In terms of trade, how would you describe the benefits of countries without indigenous gas resources being able to purchase US LNG volumes?

It's a very positive development for such countries. It's a reliable source and, most importantly, provides leverage when you're dealing commercially with other suppliers. Politically, it's also attractive – the geopolitics are changing greatly because of it.

Domestically, how settled is the debate over whether or not the US should export its hydrocarbon resources rather than retaining them for itself?

Reports commissioned by the US Department of Energy (DOE) in 2012 and 2014 look at the economic impact on the US of exporting LNG. It was done by independent experts and concluded that exports would be overall beneficial if the US exported up to a level of about 120bn m³/y and that it could help spur US growth.
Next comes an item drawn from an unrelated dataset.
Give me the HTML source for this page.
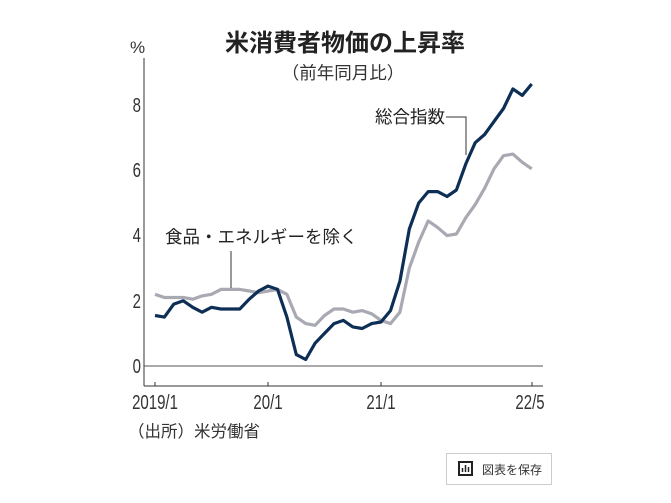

This is important in influencing the DOE to approve the export projects, all of which they must approve that are intended to export to countries that do not have free trade agreements with the US. In the case of LNG, that's almost every major importer except South Korea.

In December, the DOE announced that another more recent report concludes that there would be further beneficial effects by extending exports up to 200bn m³/yr. They said the study would inform DOE policy, which means they will be inclined to continue to approve applications to reach that level. Beyond that, there's a lot of uncertainty, because all of the proposals in North America approach 400bn m³/y. A lot of those projects will have to be postponed, reconsidered or dropped with this much uncertainty in the market. But the first five have already been approved, are under construction, have their final investment decisions, and most of their output is contracted to customers. Overall, those customers have been driving the investments into LNG terminals.